Le Voyage dans la lune
Poétique, fantastique, Le Voyage dans la lune, réalisé en 1902, est devenu le film emblématique de Georges Méliès.
Ce long métrage pour l’époque (environ 14 minutes), dont l’idée est venue à Méliès du roman de Jules Verne De la terre à la lune, raconte l’expédition lunaire de six astronomes. Ils embarquent à bord d’un obus, propulsé par un canon géant. Arrivés sur la lune, ils assistent à un « lever de terre », rencontrent la population autochtone, les Sélénites, qui les font prisonnier. Ils s’en échappent, retournent sur terre avec un Sélénite accroché à leur vaisseau-obus et sont accueillis triomphalement.
Les prouesses techniques et trucages, avec un tournage en tableaux successifs filmés en plan fixe (30 scènes), permettent un récit fluide et compréhensible sans besoin d’intertitres pour ce film muet, simplement accompagné de musique lors de sa projection. La féerie et le fantastique du Voyage dans la lune, baptisé premier film de science-fiction de l’histoire du cinéma, regorgent presque à chaque plan. Les astronomes portent des robes étoilées et des chapeaux pointus, ils combattent avec des parapluies les Sélénites qui disparaissent de l’écran comme par magie (le fameux truc de Méliès, la technique de l’incrustation). Les Sélénites sont joués par des acrobates des Folies-Bergères, les étoiles par des filles des ballets du théâtre du Châtelet. Toute la machinerie des dispositifs techniques, ainsi que les décors, le maquillage et les costumes, sont conçus sur le « lieu de tournage », aux studios de Montreuil.
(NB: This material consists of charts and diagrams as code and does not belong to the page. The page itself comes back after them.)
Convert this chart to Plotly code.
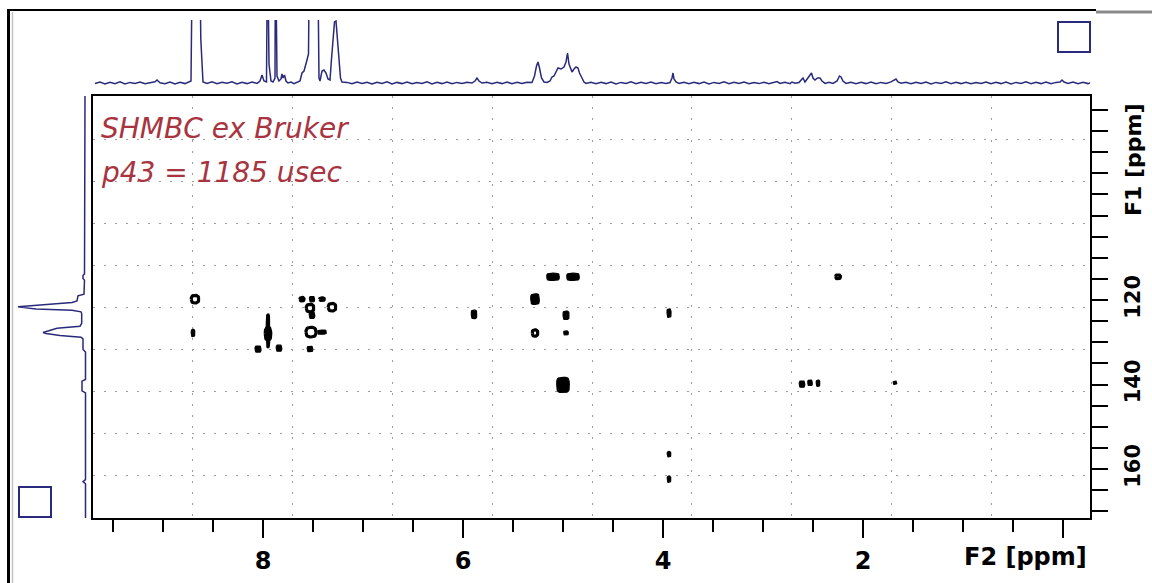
import numpy as np
import plotly.graph_objects as go

W, H = 1152, 583

# ---- 1D projection along F2 (1H), ppm and intensity above baseline ----
top_ppm = [9.68, 9.63, 9.58, 9.53, 9.48, 9.43, 9.38, 9.33, 9.28, 9.23, 9.18, 9.13, 9.08, 9.06, 9.03,
           8.98, 8.93, 8.88, 8.83, 8.78, 8.74, 8.72, 8.705, 8.665, 8.635, 8.622, 8.61, 8.60,
           8.56, 8.51, 8.46, 8.41, 8.36, 8.31, 8.26, 8.21, 8.16, 8.11, 8.06, 8.03, 8.01, 7.99,
           7.965, 7.955, 7.94, 7.92, 7.90, 7.88, 7.875, 7.86, 7.84, 7.82, 7.81, 7.80, 7.785,
           7.77, 7.75, 7.72, 7.69, 7.66, 7.63, 7.61, 7.59, 7.56, 7.545, 7.535, 7.49, 7.455,
           7.44, 7.43, 7.41, 7.39, 7.37, 7.35, 7.33, 7.315, 7.30, 7.285, 7.27, 7.255, 7.24,
           7.225, 7.21, 7.16, 7.11, 7.06, 7.01, 6.96, 6.91, 6.86, 6.81, 6.76, 6.71, 6.66, 6.61,
           6.56, 6.51, 6.46, 6.41, 6.36, 6.31, 6.26, 6.21, 6.16, 6.11, 6.06, 6.01, 5.96, 5.91,
           5.88, 5.86, 5.84, 5.81, 5.76, 5.71, 5.66, 5.61, 5.56, 5.51, 5.46, 5.41, 5.36, 5.31,
           5.285, 5.265, 5.25, 5.235, 5.215, 5.19, 5.16, 5.13, 5.11, 5.09, 5.065, 5.05, 5.02,
           4.99, 4.97, 4.955, 4.94, 4.91, 4.89, 4.87, 4.85, 4.835, 4.81, 4.79, 4.77, 4.72, 4.67,
           4.62, 4.57, 4.52, 4.47, 4.42, 4.37, 4.32, 4.27, 4.22, 4.17, 4.12, 4.07, 4.02, 3.97,
           3.93, 3.91, 3.90, 3.89, 3.87, 3.84, 3.79, 3.74, 3.69, 3.64, 3.59, 3.54, 3.49, 3.44,
           3.39, 3.34, 3.29, 3.24, 3.19, 3.14, 3.09, 3.04, 2.99, 2.94, 2.89, 2.86, 2.83, 2.78,
           2.73, 2.71, 2.68, 2.64, 2.61, 2.60, 2.58, 2.555, 2.53, 2.515, 2.50, 2.48, 2.455,
           2.43, 2.41, 2.38, 2.34, 2.30, 2.26, 2.235, 2.22, 2.20, 2.17, 2.12, 2.07, 2.02, 1.97,
           1.92, 1.87, 1.82, 1.77, 1.72, 1.69, 1.67, 1.65, 1.62, 1.57, 1.52, 1.47, 1.42, 1.37,
           1.32, 1.27, 1.22, 1.17, 1.12, 1.07, 1.02, 0.97, 0.92, 0.87, 0.82, 0.77, 0.72, 0.67,
           0.62, 0.57, 0.52, 0.47, 0.42, 0.37, 0.32, 0.27, 0.22, 0.17, 0.12, 0.07, 0.03, 0.01,
           -0.01, -0.05, -0.10, -0.15, -0.20, -0.25, -0.29]
top_int = [0.5, 2.0, 0.0, 1.8, 0.4, 2.1, 0.0, 1.6, 0.6, 2.0, 0.2, 1.2, 2.2, 4, 1.2,
           0.3, 2.0, 0.1, 1.7, 0.4, 1.9, 3, 150, 85, 150, 45, 12, 2,
           0.6, 2.1, 0.2, 1.8, 0.7, 2.2, 0.1, 1.7, 0.4, 2.0, 0.6, 3, 9, 3,
           2, 150, 20, 3, 2, 6, 150, 8, 3, 5, 10, 6, 9,
           3, 1, 1.9, 0.3, 1.8, 3, 11, 13, 24, 30, 150, 90, 150,
           6, 3, 13, 14, 11, 5, 4, 25, 45, 62, 63, 45, 20,
           6, 2, 1.6, 0.2, 2.0, 0.5, 1.7, 0.0, 1.8, 0.6, 2.1, 0.1, 1.6, 0.4,
           2.0, 0.2, 1.5, 0.5, 2.1, 0.1, 1.7, 0.4, 2.0, 0.2, 1.6, 0.6, 1.8, 1.0,
           3, 6, 3, 1.0, 1.8, 0.3, 1.7, 0.4, 2.0, 0.2, 1.7, 0.5, 1.8, 1.5,
           8, 18, 22, 16, 6, 2, 1.5, 3, 7, 8, 13, 16, 15,
           17, 22, 31, 20, 12, 15, 17, 16, 11, 6, 2, 0.6, 1.8, 0.3,
           1.7, 0.4, 2.0, 0.1, 1.6, 0.6, 2.1, 0.2, 1.7, 0.5, 2.0, 0.3, 1.6, 0.6,
           1.5, 6, 11, 5, 2, 0.6, 1.8, 0.2, 1.7, 0.4, 2.0, 0.1, 1.6, 0.6,
           2.1, 0.2, 1.7, 0.5, 2.0, 0.3, 1.6, 0.4, 1.8, 0.2, 1.7, 2.5, 0.6, 1.8,
           0.4, 2, 0.8, 1.5, 5, 6, 2, 5, 9, 11, 6, 4, 6,
           6, 3, 0.6, 1.8, 0.5, 3, 8, 7, 3, 0.6, 1.8, 0.3, 1.7, 0.4,
           2.0, 0.2, 1.6, 0.6, 2.1, 4, 5, 2, 0.8, 1.8, 0.2, 1.7, 0.5, 2.0,
           0.1, 1.6, 0.6, 2.1, 0.2, 1.7, 0.4, 1.8, 0.3, 1.6, 0.6, 2.0, 0.2, 1.7,
           0.4, 2.0, 0.1, 1.6, 0.6, 2.1, 0.2, 1.7, 0.4, 2.0, 0.2, 1.6, 2, 4,
           2, 0.6, 2.0, 0.2, 1.7, 0.4, 1.6]

# ---- 1D projection along F1 (13C) ----
left_ppm = [71.7, 80, 90, 100, 108, 113.8, 114.2, 114.9, 115.3, 117, 118.6, 119.0, 120.2, 120.6,
            121.2, 121.6, 121.8, 122.1, 122.4, 122.8, 123.2, 125.5, 126.2, 126.7, 127.7, 127.9,
            128.4, 128.8, 129.2, 131.7, 132.3, 138.8, 139.2, 141.5, 142, 162.5, 163, 163.5, 172]
left_int = [1, 1, 0.8, 1, 1.2, 1.5, 3, 3, 1.5, 1.5, 2, 8, 9, 14,
            48, 68, 62, 50, 14, 5, 4.3, 4.3, 6, 29, 43, 40,
            26, 5, 3, 3, 0.5, 0.5, 4, 4, 0.5, 0.5, 3, 0.5, 0.5]

# ---- 2D cross peaks: F2 / F1 position and contour extent (ppm) ----
ring_f2 = [8.68, 7.95, 7.53, 7.31, 7.52, 5.28, 2.25, 7.61, 7.41]
ring_f1 = [119.8, 128.0, 121.9, 121.7, 127.6, 127.8, 114.5, 119.8, 119.8]
ring_w = [0.075, 0.055, 0.075, 0.075, 0.10, 0.055, 0.05, 0.04, 0.045]
ring_h = [1.8, 3.0, 1.8, 1.8, 2.3, 1.5, 0.9, 0.85, 0.65]

blob_f2 = [8.70, 7.95, 8.05, 7.84, 7.51, 7.41, 7.53, 7.51, 5.10, 4.90, 5.28, 5.89, 4.97,
           3.94, 4.97, 5.00, 2.61, 2.53, 2.45, 1.68, 3.94, 3.94]
blob_f1 = [127.8, 127.3, 131.6, 131.4, 123.6, 127.6, 131.6, 119.8, 114.5, 114.5, 119.8, 123.4,
           123.6, 123.1, 127.8, 140.1, 139.9, 139.6, 139.7, 139.6, 156.5, 162.4]
blob_w = [0.035, 0.035, 0.06, 0.055, 0.055, 0.085, 0.055, 0.05, 0.125, 0.125, 0.085, 0.055,
          0.06, 0.04, 0.045, 0.125, 0.055, 0.045, 0.035, 0.035, 0.035, 0.035]
blob_h = [1.7, 8.0, 1.5, 1.5, 1.5, 1.0, 1.3, 1.3, 1.7, 1.7, 2.5, 2.0, 2.0,
          2.0, 1.0, 3.6, 1.5, 1.3, 1.5, 0.8, 1.3, 1.5]

# gridline positions and axis ticks
grid_f2 = [8.71, 7.71, 6.71, 5.71, 4.71, 3.72, 2.72, 1.72, 0.72]
grid_f1 = [82.0, 92.0, 101.9, 111.8, 121.7, 131.7, 141.7, 151.6, 161.6]
f2_ticks = [8, 6, 4, 2, 0]
f2_labels = ["8", "6", "4", "2", ""]
f1_ticks = [120, 140, 160]
f1_labels = ["120", "140", "160"]

X_RANGE = [9.70, -0.27]
Y_RANGE = [171.6, 71.7]
NAVY = "#2a2a7c"
TEXT_RED = "#a8343f"


def px_x(p):
    return p / W


def px_y(p):
    return 1 - p / H


def outlines(cx, cy, w, h, n):
    """Closed superellipse outlines, one per peak, separated by gaps."""
    t = np.linspace(0, 2 * np.pi, 33)
    c, s = np.cos(t), np.sin(t)
    xs, ys = [], []
    for x0, y0, ww, hh in zip(cx, cy, w, h):
        xs += list(x0 + ww / 2 * np.sign(c) * np.abs(c) ** (2 / n)) + [None]
        ys += list(y0 + hh / 2 * np.sign(s) * np.abs(s) ** (2 / n)) + [None]
    return xs, ys


fig = go.Figure()

# invisible trace carrying the dotted grid subplot
fig.add_trace(go.Scatter(x=[None], y=[None], xaxis="x4", yaxis="y4",
                         showlegend=False, hoverinfo="skip"))

bx, by = outlines(blob_f2, blob_f1, blob_w, blob_h, 4)
fig.add_trace(go.Scatter(x=bx, y=by, mode="lines", fill="toself", fillcolor="black",
                         line=dict(color="black", width=1.2), showlegend=False,
                         xaxis="x", yaxis="y"))
rx, ry = outlines(ring_f2, ring_f1, ring_w, ring_h, 2.6)
fig.add_trace(go.Scatter(x=rx, y=ry, mode="lines",
                         line=dict(color="black", width=3.2), showlegend=False,
                         xaxis="x", yaxis="y"))

fig.add_trace(go.Scatter(x=top_ppm, y=top_int, mode="lines",
                         line=dict(color=NAVY, width=1.5), showlegend=False,
                         xaxis="x2", yaxis="y2"))
fig.add_trace(go.Scatter(x=left_int, y=left_ppm, mode="lines",
                         line=dict(color=NAVY, width=1.5), showlegend=False,
                         xaxis="x3", yaxis="y3"))

main_xdom = [px_x(93), px_x(1090)]
main_ydom = [px_y(518), px_y(96)]
xtickfont = dict(family="DejaVu Sans", size=24, color="black", weight="bold")
ytickfont = dict(family="DejaVu Sans", size=21, color="black", weight="bold")

fig.update_layout(
    width=W, height=H,
    margin=dict(l=0, r=0, t=0, b=0),
    paper_bgcolor="white", plot_bgcolor="rgba(0,0,0,0)",
    font=dict(family="DejaVu Sans"),
    xaxis=dict(domain=main_xdom, range=X_RANGE, anchor="y",
               showgrid=False, zeroline=False,
               showline=True, linecolor="black", linewidth=2, mirror=True,
               tickmode="array", tickvals=f2_ticks, ticktext=f2_labels,
               ticks="outside", ticklen=18, tickwidth=2, tickcolor="black",
               tickfont=xtickfont, ticklabelstandoff=2,
               minor=dict(tickmode="linear", tick0=0, dtick=0.5, ticks="outside",
                          ticklen=12, tickwidth=2, tickcolor="black", showgrid=False)),
    yaxis=dict(domain=main_ydom, range=Y_RANGE, anchor="x", side="right",
               showgrid=False, zeroline=False,
               showline=True, linecolor="black", linewidth=2, mirror=True,
               tickmode="array", tickvals=f1_ticks, ticktext=f1_labels,
               ticks="outside", ticklen=16, tickwidth=2, tickcolor="black",
               tickfont=ytickfont, tickangle=-90, ticklabelstandoff=7,
               minor=dict(tickmode="linear", tick0=0, dtick=5, ticks="outside",
                          ticklen=16, tickwidth=2, tickcolor="black", showgrid=False)),
    xaxis2=dict(domain=main_xdom, range=X_RANGE, anchor="y2", visible=False),
    yaxis2=dict(domain=[px_y(87), px_y(20)], range=[-3, 64], anchor="x2", visible=False),
    xaxis3=dict(domain=[px_x(10), px_x(88)], range=[76, -2], anchor="y3", visible=False),
    yaxis3=dict(domain=main_ydom, range=Y_RANGE, anchor="x3", visible=False),
    xaxis4=dict(overlaying="x", range=X_RANGE, anchor="y4",
                tickmode="array", tickvals=grid_f2, showticklabels=False, ticks="",
                showgrid=True, gridcolor="#9c9c9c", gridwidth=1.3, griddash="2px,9px",
                zeroline=False, showline=False),
    yaxis4=dict(overlaying="y", range=Y_RANGE, anchor="x4",
                tickmode="array", tickvals=grid_f1, showticklabels=False, ticks="",
                showgrid=True, gridcolor="#9c9c9c", gridwidth=1.3, griddash="2px,9px",
                zeroline=False, showline=False),
)

# axis titles and experiment notes
fig.add_annotation(text="F2 [ppm]", x=px_x(1025), y=px_y(557), xref="paper", yref="paper",
                   showarrow=False, xanchor="center", yanchor="middle", font=xtickfont)
fig.add_annotation(text="F1 [ppm]", x=px_x(1133), y=px_y(160), xref="paper", yref="paper",
                   showarrow=False, xanchor="center", yanchor="middle", textangle=-90,
                   font=dict(family="DejaVu Sans", size=22, color="black", weight="bold"))
note_font = dict(family="DejaVu Sans", size=28, color=TEXT_RED, style="italic")
fig.add_annotation(text="SHMBC ex Bruker", x=px_x(99), y=px_y(129), xref="paper",
                   yref="paper", showarrow=False, xanchor="left", yanchor="middle",
                   font=note_font)
fig.add_annotation(text="p43 = 1185 usec", x=px_x(99), y=px_y(172), xref="paper",
                   yref="paper", showarrow=False, xanchor="left", yanchor="middle",
                   font=note_font)

# window frame and the two corner boxes
def paper_line(x0, y0, x1, y1, color, width):
    fig.add_shape(type="line", xref="paper", yref="paper",
                  x0=px_x(x0), y0=px_y(y0), x1=px_x(x1), y1=px_y(y1),
                  line=dict(color=color, width=width))


paper_line(8.5, 9, 8.5, 583, "black", 3)
paper_line(12.5, 12, 12.5, 583, "#c4c4c4", 1.5)
paper_line(7, 10, 1096, 10, "black", 2)
paper_line(1096, 12, 1152, 12, "#8a8a8a", 3)
for x0, y0, x1, y1 in [(1058, 22, 1090, 52), (19, 487, 51, 517)]:
    fig.add_shape(type="rect", xref="paper", yref="paper",
                  x0=px_x(x0), y0=px_y(y0), x1=px_x(x1), y1=px_y(y1),
                  line=dict(color=NAVY, width=2))

fig.write_html("out.html")
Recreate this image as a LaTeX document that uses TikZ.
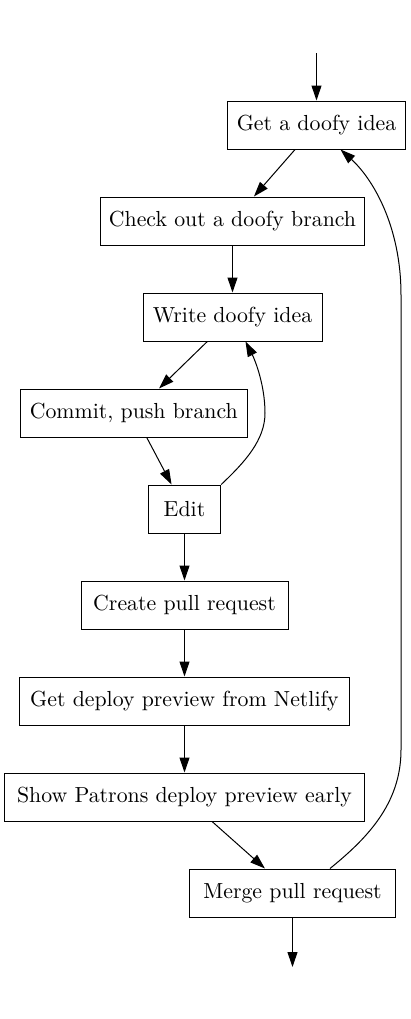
\documentclass[tikz,border=0pt]{standalone}
\usetikzlibrary{arrows.meta}
\begin{document}
\begin{tikzpicture}[x=0.5pt,y=-0.5pt,
    stepbox/.style={draw,line width=0.5pt,rectangle,minimum height=24pt,
      inner xsep=4pt,font=\fontsize{10.9}{12}\selectfont},
    flow/.style={line width=0.5pt,-{Triangle[length=7.5pt,width=5pt]}}]
  \useasboundingbox (0,0) rectangle (411,1019);

  \node[stepbox,minimum width=88.8pt] (idea) at (316.5,125) {Get a doofy idea};
  \node[stepbox,minimum width=132.2pt] (branch) at (232.5,221) {Check out a doofy branch};
  \node[stepbox,minimum width=89.5pt] (write) at (232.5,317) {Write doofy idea};
  \node[stepbox,minimum width=113.5pt] (commit) at (133.8,413) {Commit, push branch};
  \node[stepbox,minimum width=36.2pt] (edit) at (184.5,509) {Edit};
  \node[stepbox,minimum width=103.5pt] (pr) at (184.5,605) {Create pull request};
  \node[stepbox,minimum width=164.8pt] (netlify) at (184.5,701) {Get deploy preview from Netlify};
  \node[stepbox,minimum width=179.7pt] (patrons) at (184.5,797) {Show Patrons deploy preview early};
  \node[stepbox,minimum width=102.8pt] (merge) at (292.5,893) {Merge pull request};

  \coordinate (start) at (316.5,53);
  \coordinate (finish) at (292.5,967);

  \draw[flow] (start) -- (idea);
  \draw[flow] (idea) -- (branch);
  \draw[flow] (branch) -- (write);
  \draw[flow] (write) -- (commit);
  \draw[flow] (commit) -- (edit);
  \draw[flow] (edit.north east) .. controls (245,462) and (265,440) .. (265,413)
    .. controls (265,385) and (255,360) .. ([xshift=6.5pt]write.south);
  \draw[flow] (edit) -- (pr);
  \draw[flow] (pr) -- (netlify);
  \draw[flow] (netlify) -- (patrons);
  \draw[flow] (patrons) -- (merge);
  \draw[flow] ([xshift=18.75pt]merge.north) .. controls (365,840) and (401,805) .. (401,750)
    -- (401,295) .. controls (401,225) and (372,178) .. ([xshift=12pt]idea.south);
  \draw[flow] (merge) -- (finish);
\end{tikzpicture}
\end{document}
L’image la plus célèbre du film, qui en fit l’affiche et est devenue l’icône du génie artistique de Méliès, est celle de l’obus planté dans un œil de la lune : l’alunissage « en plein dans l’œil ».
À sa sortie en France le 1er septembre 1902, le film connaît un énorme succès et assoit la renommée internationale de Méliès. Il fut l’objet de plagiat, de contrefaçons et de longues batailles juridiques aux Etats-Unis sur la propriété des droits.
Aujourd’hui, le spectateur peut voir le film dans sa version noir et blanc, mais aussi dans sa version couleur d’origine (un coloriage au pinceau image par image). Georges Méliès, après sa ruine, avait détruit la plupart de ses négatifs et l’on pensait qu’elle pouvait y avoir sombré. En 1993, une copie couleur est retrouvée à la Filmoteca de Catalunya, à Barcelone, dans un état de décomposition critique. Une restauration complète est engagée, pilotée par Lobster Films, et fut diffusée en avant-première mondiale au festival de Cannes en 2011.